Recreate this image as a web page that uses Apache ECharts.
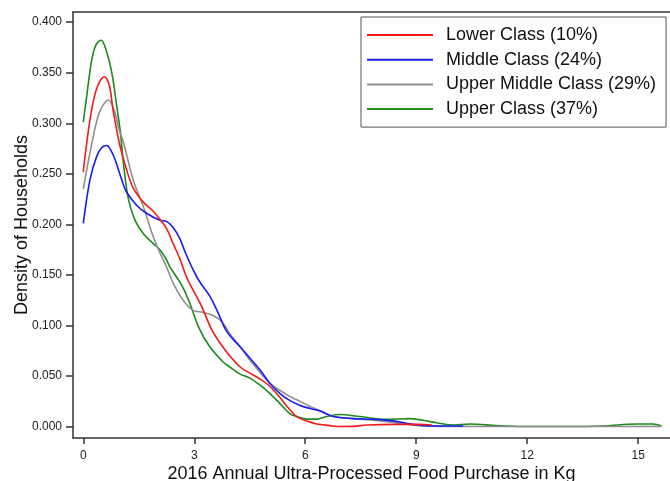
<!DOCTYPE html>
<html>
<head>
<meta charset="utf-8">
<script src="https://cdn.jsdelivr.net/npm/echarts@6/dist/echarts.min.js"></script>
<style>
  html, body { margin: 0; padding: 0; background: #fff; }
  #chart { width: 670px; height: 481px; }
</style>
</head>
<body>
<div id="chart"></div>
<script>
// ---- Data ----
const seriesNames = ['Lower Class (10%)', 'Middle Class (24%)', 'Upper Middle Class (29%)', 'Upper Class (37%)'];

const lowerX = [0, 0.18, 0.35, 0.57, 0.70, 0.81, 0.99, 1.17, 1.35, 1.62, 1.89, 2.07, 2.25, 2.43, 2.61, 2.79, 2.97, 3.2, 3.47, 3.75, 3.96, 4.24, 4.5, 4.78, 5.04, 5.31, 5.58, 5.77, 6.04, 6.31, 6.67, 6.85, 7.3, 7.66, 8.47, 9.1, 9.42];
const lowerY = [0.252, 0.303, 0.333, 0.346, 0.338, 0.312, 0.278, 0.254, 0.236, 0.222, 0.213, 0.205, 0.196, 0.181, 0.166, 0.148, 0.135, 0.119, 0.096, 0.080, 0.070, 0.059, 0.053, 0.047, 0.040, 0.029, 0.017, 0.010, 0.0055, 0.0027, 0.001, 0.0002, 0.0003, 0.0017, 0.0023, 0.0023, 0.0017];

const middleX = [0, 0.18, 0.36, 0.5, 0.63, 0.75, 0.86, 1.04, 1.17, 1.44, 1.71, 2.07, 2.25, 2.43, 2.61, 2.75, 2.97, 3.15, 3.42, 3.65, 3.88, 4.24, 4.5, 4.78, 5.04, 5.31, 5.58, 5.86, 6.13, 6.4, 6.76, 7.3, 7.84, 8.38, 8.92, 9.37, 10.27];
const middleY = [0.201, 0.244, 0.267, 0.276, 0.278, 0.273, 0.264, 0.244, 0.232, 0.219, 0.211, 0.204, 0.203, 0.197, 0.186, 0.173, 0.155, 0.143, 0.129, 0.112, 0.094, 0.079, 0.068, 0.056, 0.043, 0.033, 0.026, 0.021, 0.018, 0.0155, 0.010, 0.008, 0.0073, 0.0057, 0.0023, 0.0007, 0.0007];

const upperMiddleX = [0, 0.27, 0.45, 0.68, 0.86, 0.97, 1.08, 1.35, 1.62, 1.89, 2.07, 2.25, 2.43, 2.70, 2.97, 3.24, 3.51, 3.74, 3.96, 4.24, 4.5, 5.04, 5.31, 5.58, 5.86, 6.13, 6.4, 6.76, 7.3, 8.2, 9.1, 10.0, 12.0, 14.0, 15.63];
const upperMiddleY = [0.235, 0.287, 0.312, 0.323, 0.310, 0.293, 0.282, 0.244, 0.218, 0.188, 0.172, 0.158, 0.142, 0.125, 0.115, 0.113, 0.110, 0.104, 0.092, 0.079, 0.066, 0.043, 0.036, 0.030, 0.025, 0.020, 0.016, 0.010, 0.008, 0.005, 0.001, 0.0003, 0.0002, 0.0002, 0.0003];

const upperX = [0, 0.09, 0.23, 0.35, 0.48, 0.62, 0.77, 0.90, 1.01, 1.08, 1.22, 1.40, 1.62, 1.89, 2.07, 2.25, 2.34, 2.66, 2.88, 3.11, 3.42, 3.78, 3.96, 4.24, 4.5, 4.78, 5.04, 5.31, 5.58, 5.77, 6.04, 6.31, 6.58, 6.94, 7.48, 8.2, 8.83, 9.37, 10.0, 10.45, 11.17, 11.8, 13.0, 14.05, 14.96, 15.4, 15.63];
const upperY = [0.301, 0.326, 0.363, 0.378, 0.382, 0.372, 0.350, 0.318, 0.289, 0.262, 0.225, 0.204, 0.191, 0.181, 0.175, 0.165, 0.158, 0.140, 0.122, 0.099, 0.079, 0.064, 0.059, 0.052, 0.048, 0.041, 0.033, 0.023, 0.013, 0.010, 0.0075, 0.0075, 0.010, 0.012, 0.010, 0.0073, 0.008, 0.005, 0.0017, 0.0026, 0.001, 0.0002, 0.0002, 0.0007, 0.0027, 0.0027, 0.001];

const xTicks = [0, 3, 6, 9, 12, 15];
const yTicks = [0, 0.05, 0.1, 0.15, 0.2, 0.25, 0.3, 0.35, 0.4];

const xTitle = '2016 Annual Ultra-Processed Food Purchase in Kg';
const yTitle = 'Density of Households';

// ---- Styling ----
const colors = ['#f41a1a', '#1a1af2', '#8f8f8f', '#1c8a1c'];
const FONT = '"Liberation Sans", Arial, sans-serif';
const X_MIN = -0.278, X_MAX = 15.86;
const Y_MIN = -0.0112, Y_MAX = 0.410;

const pairs = (xs, ys) => xs.map((x, i) => [x, ys[i]]);
const allData = [pairs(lowerX, lowerY), pairs(middleX, middleY), pairs(upperMiddleX, upperMiddleY), pairs(upperX, upperY)];

const chart = echarts.init(document.getElementById('chart'), null, { renderer: 'canvas' });

const axisLineStyle = { color: '#333', width: 1.5 };

chart.setOption({
  animation: false,
  backgroundColor: '#fff',
  textStyle: { fontFamily: FONT },
  grid: { left: 73, top: 12, right: 0, bottom: 43, containLabel: false, outerBoundsMode: 'none' },
  legend: {
    orient: 'vertical',
    left: 361,
    top: 17,
    padding: [8, 10, 8, 6],
    itemGap: 4.7,
    itemWidth: 66,
    itemHeight: 2,
    icon: 'rect',
    borderColor: '#555',
    borderWidth: 1,
    backgroundColor: '#fff',
    textStyle: { fontFamily: FONT, fontSize: 18, color: '#111', lineHeight: 20, padding: [0, 0, 0, 8] },
    data: seriesNames
  },
  xAxis: [{
    type: 'value',
    min: X_MIN,
    max: X_MAX,
    name: xTitle,
    nameLocation: 'middle',
    nameGap: 27,
    nameMoveOverlap: false,
    nameTextStyle: { fontFamily: FONT, fontSize: 18, color: '#111' },
    axisLine: { show: true, onZero: false, lineStyle: axisLineStyle },
    axisTick: { show: true, length: 6, customValues: xTicks, lineStyle: axisLineStyle },
    axisLabel: { customValues: xTicks, margin: 12, fontFamily: FONT, fontSize: 12, color: '#222' },
    splitLine: { show: false }
  }, {
    type: 'value',
    position: 'top',
    min: X_MIN,
    max: X_MAX,
    axisLine: { show: true, onZero: false, lineStyle: axisLineStyle },
    axisTick: { show: false },
    axisLabel: { show: false },
    splitLine: { show: false }
  }],
  yAxis: {
    type: 'value',
    min: Y_MIN,
    max: Y_MAX,
    name: yTitle,
    nameLocation: 'middle',
    nameGap: 42,
    nameMoveOverlap: false,
    nameTextStyle: { fontFamily: FONT, fontSize: 18, color: '#111' },
    axisLine: { show: true, onZero: false, lineStyle: axisLineStyle },
    axisTick: { show: true, length: 7, customValues: yTicks, lineStyle: axisLineStyle },
    axisLabel: { customValues: yTicks, margin: 11, fontFamily: FONT, fontSize: 12, color: '#222', formatter: v => v.toFixed(3) },
    splitLine: { show: false }
  },
  series: seriesNames.map((name, i) => ({
    name,
    type: 'line',
    xAxisIndex: 0,
    data: allData[i],
    smooth: 0.35,
    showSymbol: false,
    symbol: 'none',
    color: colors[i],
    lineStyle: { color: colors[i], width: 1.6 },
    z: 2 + (3 - i)
  }))
});
</script>
</body>
</html>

• WHAT THE TASK REQUIRES:
Would you reproduce the lines above, from the very first through the line containing "0.0023, 0.0007, 0.0007];", exactly and without the pictures?

• ANSWER:
Recreate this image as a web page that uses Apache ECharts.
<!DOCTYPE html>
<html>
<head>
<meta charset="utf-8">
<script src="https://cdn.jsdelivr.net/npm/echarts@6/dist/echarts.min.js"></script>
<style>
  html, body { margin: 0; padding: 0; background: #fff; }
  #chart { width: 670px; height: 481px; }
</style>
</head>
<body>
<div id="chart"></div>
<script>
// ---- Data ----
const seriesNames = ['Lower Class (10%)', 'Middle Class (24%)', 'Upper Middle Class (29%)', 'Upper Class (37%)'];

const lowerX = [0, 0.18, 0.35, 0.57, 0.70, 0.81, 0.99, 1.17, 1.35, 1.62, 1.89, 2.07, 2.25, 2.43, 2.61, 2.79, 2.97, 3.2, 3.47, 3.75, 3.96, 4.24, 4.5, 4.78, 5.04, 5.31, 5.58, 5.77, 6.04, 6.31, 6.67, 6.85, 7.3, 7.66, 8.47, 9.1, 9.42];
const lowerY = [0.252, 0.303, 0.333, 0.346, 0.338, 0.312, 0.278, 0.254, 0.236, 0.222, 0.213, 0.205, 0.196, 0.181, 0.166, 0.148, 0.135, 0.119, 0.096, 0.080, 0.070, 0.059, 0.053, 0.047, 0.040, 0.029, 0.017, 0.010, 0.0055, 0.0027, 0.001, 0.0002, 0.0003, 0.0017, 0.0023, 0.0023, 0.0017];

const middleX = [0, 0.18, 0.36, 0.5, 0.63, 0.75, 0.86, 1.04, 1.17, 1.44, 1.71, 2.07, 2.25, 2.43, 2.61, 2.75, 2.97, 3.15, 3.42, 3.65, 3.88, 4.24, 4.5, 4.78, 5.04, 5.31, 5.58, 5.86, 6.13, 6.4, 6.76, 7.3, 7.84, 8.38, 8.92, 9.37, 10.27];
const middleY = [0.201, 0.244, 0.267, 0.276, 0.278, 0.273, 0.264, 0.244, 0.232, 0.219, 0.211, 0.204, 0.203, 0.197, 0.186, 0.173, 0.155, 0.143, 0.129, 0.112, 0.094, 0.079, 0.068, 0.056, 0.043, 0.033, 0.026, 0.021, 0.018, 0.0155, 0.010, 0.008, 0.0073, 0.0057, 0.0023, 0.0007, 0.0007];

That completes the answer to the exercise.